Jeannine’s previously grim countenance brightened. “Really?” she asked.

“Really,” Dr. Ross answered. “The damage looked far worse than it was. I’ve stitched him back up. He’d lost a lot of blood, though, and he was very dehydrated, so I’m keeping him sedated and on an IV If you hadn’t brought him in right when you did, though, it would have been an entirely different story. He’d have been a goner.”

Jeannine scrambled to her feet. “I’ll be going then. Thanks, Mil. Thanks a lot.” At the door she stopped and turned back. “I’ll come back later to check on him.”

Once the ACO had left the waiting room, Joanna turned to Millicent Ross. “Jeannine told you the background on this?”

“The dogfight issue?” the vet asked. “Yes, she told me. And to that end, I took a number of photos to document the extent of the dog’s injuries. You’ll have those to use in court.
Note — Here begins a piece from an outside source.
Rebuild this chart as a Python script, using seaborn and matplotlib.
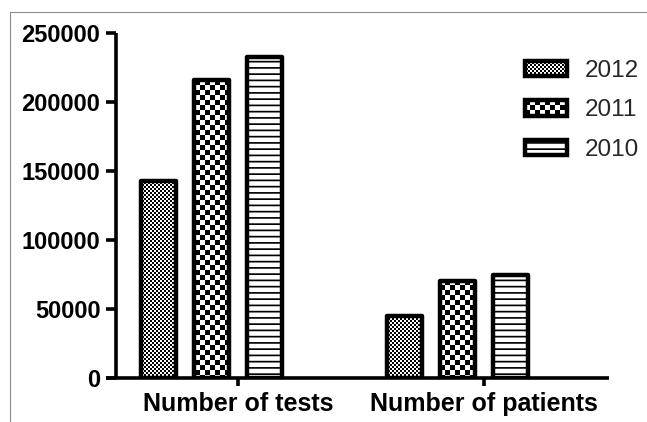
import numpy as np
import pandas as pd
import matplotlib
matplotlib.use("Agg")
import matplotlib.pyplot as plt
import matplotlib.patches as mpatches
from matplotlib import hatch as mhatch
from matplotlib.path import Path
from matplotlib.lines import Line2D
import seaborn as sns

# ---------------- data ----------------
categories = ["Number of tests", "Number of patients"]
years = ["2012", "2011", "2010"]
values_2012 = [143000, 45000]
values_2011 = [216000, 70000]
values_2010 = [232500, 75000]
y_ticks = [0, 50000, 100000, 150000, 200000, 250000]
y_tick_labels = ["0", "50000", "100000", "150000", "200000", "250000"]

# ---------------- custom fill patterns (checkerboards / stripes) ----------------
MOVE, LINE, CLOSE = Path.MOVETO, Path.LINETO, Path.CLOSEPOLY


class _Checker(mhatch.HatchPatternBase):
    char = "o"
    cells = 50

    def __init__(self, hatch, density):
        n = self.cells
        self.count = (n * n // 2) if (hatch and self.char in hatch) else 0
        self.num_vertices = self.count * 5

    def set_vertices_and_codes(self, vertices, codes):
        n = self.cells
        s = 1.0 / n
        k = 0
        for i in range(n):
            for j in range(n):
                if (i + j) % 2 == 0:
                    x, y = i * s, j * s
                    vertices[k:k + 5] = [(x, y), (x + s, y), (x + s, y + s), (x, y + s), (x, y)]
                    codes[k:k + 5] = [MOVE, LINE, LINE, LINE, CLOSE]
                    k += 5


class FineChecker(_Checker):
    char = "o"
    cells = 50


class CoarseChecker(_Checker):
    char = "O"
    cells = 20


class Stripes(mhatch.HatchPatternBase):
    n = 16
    t = 0.017

    def __init__(self, hatch, density):
        self.num_vertices = self.n * 5 if (hatch and "-" in hatch) else 0

    def set_vertices_and_codes(self, vertices, codes):
        p = 1.0 / self.n
        for j in range(self.n):
            y = j * p
            vertices[5 * j:5 * j + 5] = [(0, y), (1, y), (1, y + self.t), (0, y + self.t), (0, y)]
            codes[5 * j:5 * j + 5] = [MOVE, LINE, LINE, LINE, CLOSE]


mhatch._hatch_types[:] = [FineChecker, CoarseChecker, Stripes]
hatch_for_year = {"2012": "o", "2011": "O", "2010": "-"}

# ---------------- styling ----------------
sns.set_style("ticks")
plt.rcParams["font.family"] = ["Liberation Sans", "DejaVu Sans"]
plt.rcParams["hatch.linewidth"] = 0.0
plt.rcParams["hatch.color"] = "black"

df = pd.DataFrame({
    "metric": categories * 3,
    "year": [years[0]] * 2 + [years[1]] * 2 + [years[2]] * 2,
    "count": values_2012 + values_2011 + values_2010,
})

hue_order = years + ["_"]          # 4th (empty) slot like the original layout
palette = {h: "white" for h in hue_order}

DPI = 100
fig = plt.figure(figsize=(6.47, 4.22), dpi=DPI)
ax = fig.add_axes([106 / 647, 44 / 422, 503 / 647, 345 / 422])

group_width = 0.857
sns.barplot(data=df, x="metric", y="count", hue="year", hue_order=hue_order,
            order=categories, palette=palette, width=group_width, gap=0.336,
            dodge=True, legend=False, edgecolor="black", linewidth=3.2,
            saturation=1, errorbar=None, ax=ax)

slot_w = group_width / 4
for p in ax.patches:
    cx = p.get_x() + p.get_width() / 2
    off = cx - round(cx)
    slot = int(round(off / slot_w + 1.5))
    if 0 <= slot < 3:
        p.set_hatch(hatch_for_year[years[slot]])
    p.set_joinstyle("round")
    p.set_edgecolor("black")
    p.set_facecolor("white")

ax.set_xlim(-0.5366, 1.508)
ax.set_ylim(0, 250000)
ax.set_yticks(y_ticks)
ax.set_yticklabels(y_tick_labels)
ax.set_xlabel("")
ax.set_ylabel("")

for side in ["top", "right"]:
    ax.spines[side].set_visible(False)
ax.spines["left"].set_position(("axes", 10 / 503))
for side in ["left", "bottom"]:
    ax.spines[side].set_linewidth(2.6)
    ax.spines[side].set_color("black")
    ax.spines[side].set_capstyle("butt")

ax.tick_params(axis="y", direction="out", length=7.2, width=2.6, pad=4.0,
               labelsize=17, colors="black")
ax.tick_params(axis="x", direction="out", length=5.8, width=2.6, pad=4.5,
               labelsize=18, colors="black")
for lab in ax.get_yticklabels() + ax.get_xticklabels():
    lab.set_fontweight("bold")

handles = [mpatches.Patch(facecolor="white", edgecolor="black", linewidth=3.2,
                          hatch=hatch_for_year[y], joinstyle="round", label=y)
           for y in years]
fig.legend(handles=handles, loc="upper left", bbox_to_anchor=(525 / 647, 1 - 60 / 422),
           frameon=False, fontsize=17.5, handlelength=1.72, handleheight=0.62,
           handletextpad=0.75, labelspacing=0.72, borderpad=0, borderaxespad=0)

# thin grey frame (top and left edges, as in the cropped original)
fig.add_artist(Line2D([10 / 647, 1.0], [1 - 12 / 422, 1 - 12 / 422],
                      transform=fig.transFigure, color="#8c8c8c", lw=0.8))
fig.add_artist(Line2D([10 / 647, 10 / 647], [0, 1 - 12 / 422],
                      transform=fig.transFigure, color="#8c8c8c", lw=0.8))

fig.savefig("out.png", dpi=DPI, facecolor="white")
If he lives, there’ll be plenty of scars, too.”

“About the charges then,” Joanna said, opening her wallet and removing a business card. “Since we’re hoping to use the dog as evidence, you should bill the sheriff’s department. Send it to my attention and I’ll see that it’s taken care of.”

“That won’t be necessary,” Millicent Ross said. “It’s already been handled.”

“Surely Jeannine didn’t agree to pay for the treatment. With what she makes, she couldn’t possibly afford-”

“There won’t be any charges, Sheriff Brady,” Dr. Ross said firmly. “This is a situation where I’m donating my services.”

Joanna was taken aback. “Are you sure?”

Dr. Ross smiled. “Absolutely,” she said.

“What about a microchip?” Joanna asked as an afterthought. “Did you find one so we’ll be able to locate the owner?”